Dataset rows:

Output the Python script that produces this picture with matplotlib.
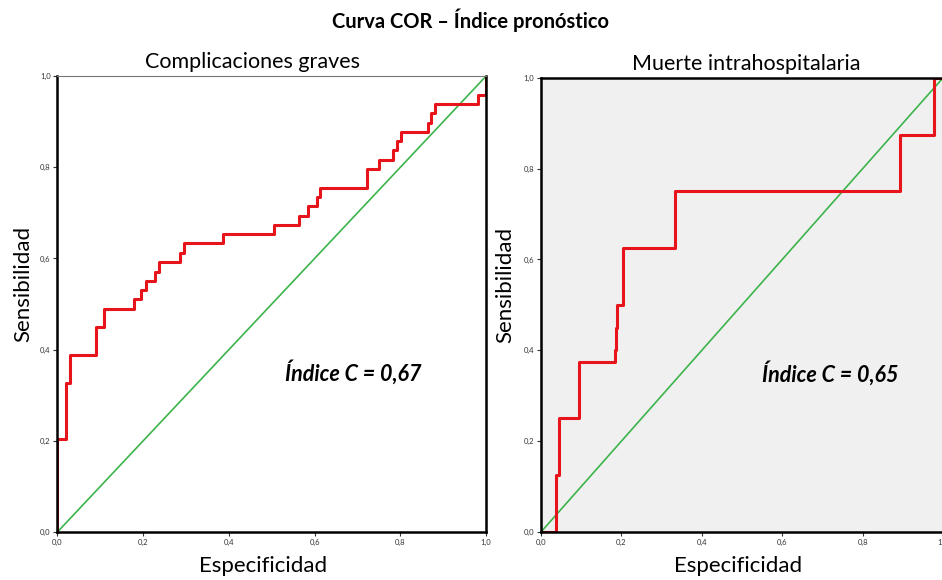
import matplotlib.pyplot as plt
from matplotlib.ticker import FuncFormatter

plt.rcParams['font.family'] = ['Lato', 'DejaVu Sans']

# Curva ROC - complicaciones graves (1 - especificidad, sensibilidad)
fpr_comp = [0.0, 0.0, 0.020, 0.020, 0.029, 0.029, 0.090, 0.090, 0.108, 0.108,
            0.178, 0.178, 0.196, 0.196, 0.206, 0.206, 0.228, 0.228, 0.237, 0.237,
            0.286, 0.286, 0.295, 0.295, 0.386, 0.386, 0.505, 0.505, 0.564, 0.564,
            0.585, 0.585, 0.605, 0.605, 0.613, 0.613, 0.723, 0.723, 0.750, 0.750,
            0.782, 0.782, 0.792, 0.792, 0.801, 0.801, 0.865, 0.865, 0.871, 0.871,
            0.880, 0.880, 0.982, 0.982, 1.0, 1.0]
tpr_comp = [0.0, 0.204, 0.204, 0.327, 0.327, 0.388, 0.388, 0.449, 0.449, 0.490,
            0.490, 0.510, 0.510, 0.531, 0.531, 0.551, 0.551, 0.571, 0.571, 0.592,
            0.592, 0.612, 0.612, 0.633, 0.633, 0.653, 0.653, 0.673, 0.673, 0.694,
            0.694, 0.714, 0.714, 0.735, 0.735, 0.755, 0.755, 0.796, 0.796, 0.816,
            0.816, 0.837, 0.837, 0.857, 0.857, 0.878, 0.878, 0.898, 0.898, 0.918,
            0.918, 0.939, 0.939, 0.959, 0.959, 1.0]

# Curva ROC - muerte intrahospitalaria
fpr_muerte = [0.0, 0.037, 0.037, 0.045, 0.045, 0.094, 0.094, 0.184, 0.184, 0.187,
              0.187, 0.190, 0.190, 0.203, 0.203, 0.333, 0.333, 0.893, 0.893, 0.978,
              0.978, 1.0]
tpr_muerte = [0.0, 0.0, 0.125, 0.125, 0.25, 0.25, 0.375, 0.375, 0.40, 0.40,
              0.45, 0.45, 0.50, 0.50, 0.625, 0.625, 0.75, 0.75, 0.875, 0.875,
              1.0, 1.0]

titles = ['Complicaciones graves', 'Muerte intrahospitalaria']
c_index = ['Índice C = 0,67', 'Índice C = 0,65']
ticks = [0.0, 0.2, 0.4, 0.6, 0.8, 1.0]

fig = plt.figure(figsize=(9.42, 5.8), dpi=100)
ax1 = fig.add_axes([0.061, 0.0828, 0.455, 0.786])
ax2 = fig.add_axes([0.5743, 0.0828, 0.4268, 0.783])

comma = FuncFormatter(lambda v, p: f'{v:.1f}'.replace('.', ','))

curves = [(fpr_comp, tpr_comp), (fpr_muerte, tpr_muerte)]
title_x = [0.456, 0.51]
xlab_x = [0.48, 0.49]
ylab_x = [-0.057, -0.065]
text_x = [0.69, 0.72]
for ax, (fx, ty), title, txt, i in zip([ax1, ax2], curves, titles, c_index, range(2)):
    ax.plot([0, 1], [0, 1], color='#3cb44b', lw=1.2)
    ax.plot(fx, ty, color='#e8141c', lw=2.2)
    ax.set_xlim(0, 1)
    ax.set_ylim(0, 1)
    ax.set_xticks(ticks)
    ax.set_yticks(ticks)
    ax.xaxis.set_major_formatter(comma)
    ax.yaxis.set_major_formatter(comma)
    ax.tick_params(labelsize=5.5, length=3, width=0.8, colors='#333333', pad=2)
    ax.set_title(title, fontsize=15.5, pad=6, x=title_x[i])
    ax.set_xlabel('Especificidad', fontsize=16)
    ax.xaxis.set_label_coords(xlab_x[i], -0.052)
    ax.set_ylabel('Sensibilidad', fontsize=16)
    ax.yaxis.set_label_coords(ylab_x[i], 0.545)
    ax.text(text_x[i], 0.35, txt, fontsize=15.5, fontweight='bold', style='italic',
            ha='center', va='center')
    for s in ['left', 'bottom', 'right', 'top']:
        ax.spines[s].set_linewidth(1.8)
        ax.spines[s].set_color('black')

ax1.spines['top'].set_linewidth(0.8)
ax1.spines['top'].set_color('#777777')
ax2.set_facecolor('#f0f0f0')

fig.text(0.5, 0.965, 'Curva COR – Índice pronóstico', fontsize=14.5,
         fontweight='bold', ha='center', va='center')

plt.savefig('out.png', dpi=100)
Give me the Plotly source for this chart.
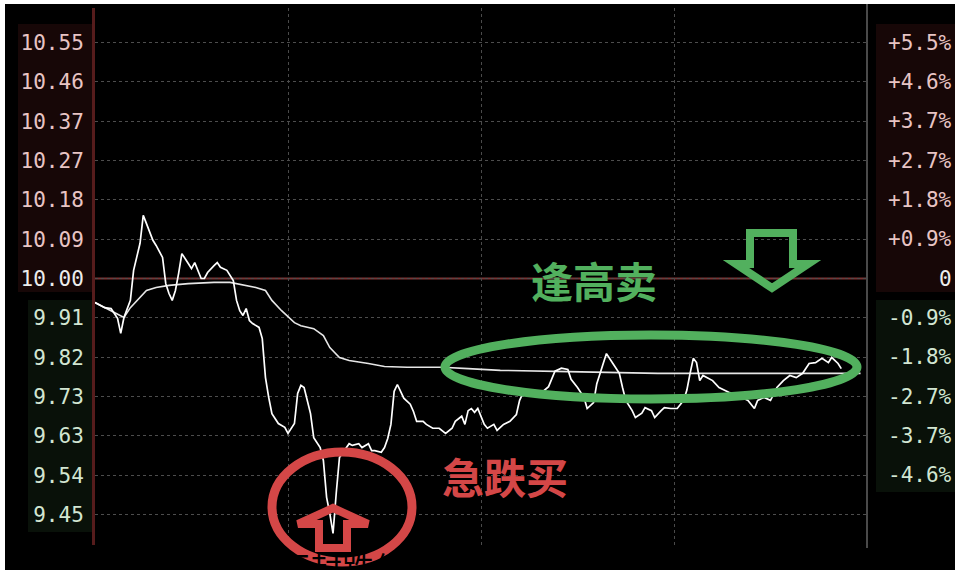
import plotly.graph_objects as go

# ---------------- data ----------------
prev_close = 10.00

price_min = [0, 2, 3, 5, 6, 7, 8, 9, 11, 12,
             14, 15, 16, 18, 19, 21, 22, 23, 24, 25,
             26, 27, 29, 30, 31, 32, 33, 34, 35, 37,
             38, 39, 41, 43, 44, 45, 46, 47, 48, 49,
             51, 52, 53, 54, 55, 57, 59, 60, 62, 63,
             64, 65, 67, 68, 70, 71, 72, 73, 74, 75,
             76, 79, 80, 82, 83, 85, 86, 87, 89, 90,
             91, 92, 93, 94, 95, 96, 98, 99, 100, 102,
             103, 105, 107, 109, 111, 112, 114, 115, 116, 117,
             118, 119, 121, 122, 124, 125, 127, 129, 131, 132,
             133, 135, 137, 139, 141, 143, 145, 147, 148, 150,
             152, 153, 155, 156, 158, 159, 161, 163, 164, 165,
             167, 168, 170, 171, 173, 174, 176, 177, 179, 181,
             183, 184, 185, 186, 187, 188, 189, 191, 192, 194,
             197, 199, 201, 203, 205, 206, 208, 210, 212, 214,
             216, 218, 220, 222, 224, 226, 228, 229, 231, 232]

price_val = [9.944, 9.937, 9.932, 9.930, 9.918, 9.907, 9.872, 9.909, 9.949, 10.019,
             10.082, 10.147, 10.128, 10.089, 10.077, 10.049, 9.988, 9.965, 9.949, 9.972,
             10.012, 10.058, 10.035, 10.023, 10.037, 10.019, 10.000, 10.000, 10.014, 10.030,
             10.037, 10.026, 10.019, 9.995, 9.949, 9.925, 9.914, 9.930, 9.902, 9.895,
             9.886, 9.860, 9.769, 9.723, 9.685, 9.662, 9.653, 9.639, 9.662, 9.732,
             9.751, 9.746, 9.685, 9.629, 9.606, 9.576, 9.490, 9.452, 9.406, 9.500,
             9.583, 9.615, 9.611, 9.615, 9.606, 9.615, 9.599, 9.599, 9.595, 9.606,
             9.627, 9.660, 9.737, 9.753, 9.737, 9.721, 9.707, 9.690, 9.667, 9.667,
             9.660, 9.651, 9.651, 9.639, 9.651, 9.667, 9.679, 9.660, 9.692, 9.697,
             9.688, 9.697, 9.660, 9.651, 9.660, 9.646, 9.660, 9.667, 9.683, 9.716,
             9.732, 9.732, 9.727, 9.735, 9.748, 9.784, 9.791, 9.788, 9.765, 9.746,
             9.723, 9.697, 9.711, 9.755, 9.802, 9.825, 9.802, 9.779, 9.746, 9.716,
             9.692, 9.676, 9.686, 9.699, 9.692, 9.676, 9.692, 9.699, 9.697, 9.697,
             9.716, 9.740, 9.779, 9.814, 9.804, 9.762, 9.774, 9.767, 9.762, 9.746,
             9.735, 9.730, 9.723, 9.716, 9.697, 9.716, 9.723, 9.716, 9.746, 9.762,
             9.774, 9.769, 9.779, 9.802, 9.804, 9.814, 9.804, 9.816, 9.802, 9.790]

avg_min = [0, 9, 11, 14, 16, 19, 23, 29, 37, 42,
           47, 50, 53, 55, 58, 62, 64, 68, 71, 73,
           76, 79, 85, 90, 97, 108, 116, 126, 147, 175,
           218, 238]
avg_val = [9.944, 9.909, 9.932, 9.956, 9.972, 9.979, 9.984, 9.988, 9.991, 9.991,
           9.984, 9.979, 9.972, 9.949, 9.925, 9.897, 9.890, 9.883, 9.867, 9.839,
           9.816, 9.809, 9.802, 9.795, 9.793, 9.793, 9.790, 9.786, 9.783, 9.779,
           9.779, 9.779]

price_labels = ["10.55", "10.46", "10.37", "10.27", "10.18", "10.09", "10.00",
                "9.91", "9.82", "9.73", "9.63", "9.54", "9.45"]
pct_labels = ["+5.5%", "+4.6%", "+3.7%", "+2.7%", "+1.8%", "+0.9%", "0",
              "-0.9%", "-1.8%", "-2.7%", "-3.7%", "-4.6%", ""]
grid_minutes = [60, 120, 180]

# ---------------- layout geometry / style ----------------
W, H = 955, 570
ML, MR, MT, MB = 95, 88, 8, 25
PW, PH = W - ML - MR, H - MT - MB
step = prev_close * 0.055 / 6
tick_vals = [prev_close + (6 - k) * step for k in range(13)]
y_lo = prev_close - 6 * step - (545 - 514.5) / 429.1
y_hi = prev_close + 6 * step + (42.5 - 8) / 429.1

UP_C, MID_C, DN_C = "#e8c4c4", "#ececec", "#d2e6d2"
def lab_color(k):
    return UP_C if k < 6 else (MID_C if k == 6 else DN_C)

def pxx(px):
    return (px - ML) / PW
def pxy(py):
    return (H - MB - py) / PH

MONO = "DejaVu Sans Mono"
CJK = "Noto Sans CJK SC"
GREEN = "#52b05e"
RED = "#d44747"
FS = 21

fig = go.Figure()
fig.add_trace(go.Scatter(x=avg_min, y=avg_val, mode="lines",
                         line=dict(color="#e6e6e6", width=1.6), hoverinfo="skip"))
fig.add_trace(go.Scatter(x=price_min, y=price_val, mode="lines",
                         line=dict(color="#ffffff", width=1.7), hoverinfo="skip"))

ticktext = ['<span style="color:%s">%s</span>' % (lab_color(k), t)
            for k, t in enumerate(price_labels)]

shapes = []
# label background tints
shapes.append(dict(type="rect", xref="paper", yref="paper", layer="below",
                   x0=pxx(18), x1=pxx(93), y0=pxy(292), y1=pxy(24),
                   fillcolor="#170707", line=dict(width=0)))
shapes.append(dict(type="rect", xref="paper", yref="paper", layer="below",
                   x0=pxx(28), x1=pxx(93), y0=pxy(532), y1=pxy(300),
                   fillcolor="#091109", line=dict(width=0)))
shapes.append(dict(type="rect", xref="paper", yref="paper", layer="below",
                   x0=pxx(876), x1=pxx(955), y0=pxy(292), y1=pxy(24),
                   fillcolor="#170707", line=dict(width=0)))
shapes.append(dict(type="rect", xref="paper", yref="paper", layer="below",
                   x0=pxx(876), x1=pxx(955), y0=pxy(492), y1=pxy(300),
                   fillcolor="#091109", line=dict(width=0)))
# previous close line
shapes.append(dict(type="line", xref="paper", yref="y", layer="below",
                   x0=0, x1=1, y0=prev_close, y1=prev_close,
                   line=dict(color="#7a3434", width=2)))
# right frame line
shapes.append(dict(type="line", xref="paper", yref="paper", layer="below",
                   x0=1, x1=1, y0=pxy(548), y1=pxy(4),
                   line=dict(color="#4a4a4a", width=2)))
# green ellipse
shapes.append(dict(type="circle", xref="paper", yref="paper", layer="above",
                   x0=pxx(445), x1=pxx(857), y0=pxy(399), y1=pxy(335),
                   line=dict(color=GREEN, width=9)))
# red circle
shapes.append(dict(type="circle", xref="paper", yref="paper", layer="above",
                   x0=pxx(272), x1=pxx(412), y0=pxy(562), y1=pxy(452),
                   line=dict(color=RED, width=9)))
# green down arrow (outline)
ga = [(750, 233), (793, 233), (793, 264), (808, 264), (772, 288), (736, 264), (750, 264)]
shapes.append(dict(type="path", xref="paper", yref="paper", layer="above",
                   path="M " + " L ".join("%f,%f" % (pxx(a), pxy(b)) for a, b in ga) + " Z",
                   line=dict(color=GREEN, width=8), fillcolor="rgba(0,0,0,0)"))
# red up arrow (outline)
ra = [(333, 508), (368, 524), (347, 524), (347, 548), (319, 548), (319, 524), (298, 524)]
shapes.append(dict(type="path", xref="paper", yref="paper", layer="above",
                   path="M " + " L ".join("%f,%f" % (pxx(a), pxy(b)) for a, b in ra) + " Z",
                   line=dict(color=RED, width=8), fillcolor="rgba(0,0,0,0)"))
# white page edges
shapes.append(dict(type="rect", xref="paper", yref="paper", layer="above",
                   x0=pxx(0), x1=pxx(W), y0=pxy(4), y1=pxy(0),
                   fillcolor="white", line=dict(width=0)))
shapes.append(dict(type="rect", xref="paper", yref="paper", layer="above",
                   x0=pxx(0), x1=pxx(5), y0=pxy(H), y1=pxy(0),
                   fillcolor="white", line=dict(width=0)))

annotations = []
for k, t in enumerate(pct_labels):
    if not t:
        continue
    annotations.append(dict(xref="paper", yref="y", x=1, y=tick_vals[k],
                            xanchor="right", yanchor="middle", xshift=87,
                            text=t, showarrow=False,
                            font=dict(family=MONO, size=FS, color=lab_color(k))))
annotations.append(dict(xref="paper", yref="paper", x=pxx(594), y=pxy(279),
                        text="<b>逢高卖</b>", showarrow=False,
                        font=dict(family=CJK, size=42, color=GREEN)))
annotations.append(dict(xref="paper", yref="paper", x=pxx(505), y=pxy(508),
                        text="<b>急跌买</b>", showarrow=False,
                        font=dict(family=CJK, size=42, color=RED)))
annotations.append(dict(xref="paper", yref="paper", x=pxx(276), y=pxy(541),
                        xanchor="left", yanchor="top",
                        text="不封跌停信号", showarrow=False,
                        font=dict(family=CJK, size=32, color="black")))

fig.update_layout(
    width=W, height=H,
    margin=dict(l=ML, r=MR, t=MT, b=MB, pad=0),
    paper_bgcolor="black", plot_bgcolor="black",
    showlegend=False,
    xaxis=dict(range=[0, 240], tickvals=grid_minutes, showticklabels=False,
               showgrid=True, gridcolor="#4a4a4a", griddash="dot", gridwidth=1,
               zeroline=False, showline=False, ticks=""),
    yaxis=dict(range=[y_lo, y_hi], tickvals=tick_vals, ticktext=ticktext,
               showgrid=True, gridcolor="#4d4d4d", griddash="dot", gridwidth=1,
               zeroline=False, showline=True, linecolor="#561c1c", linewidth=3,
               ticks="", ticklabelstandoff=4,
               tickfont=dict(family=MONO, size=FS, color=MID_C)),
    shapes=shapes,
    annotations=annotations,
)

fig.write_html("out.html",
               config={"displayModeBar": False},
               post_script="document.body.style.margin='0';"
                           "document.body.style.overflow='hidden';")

## [REQUIREMENTS]
Only the lines from the start of the material through the line containing "plt.rcParams['font.family'] = ['Lato', 'DejaVu" should be transcribed. Pictures stay out.

## [FINAL RESULT]
Output the Python script that produces this picture with matplotlib.
import matplotlib.pyplot as plt
from matplotlib.ticker import FuncFormatter

plt.rcParams['font.family'] = ['Lato', 'DejaVu Sans']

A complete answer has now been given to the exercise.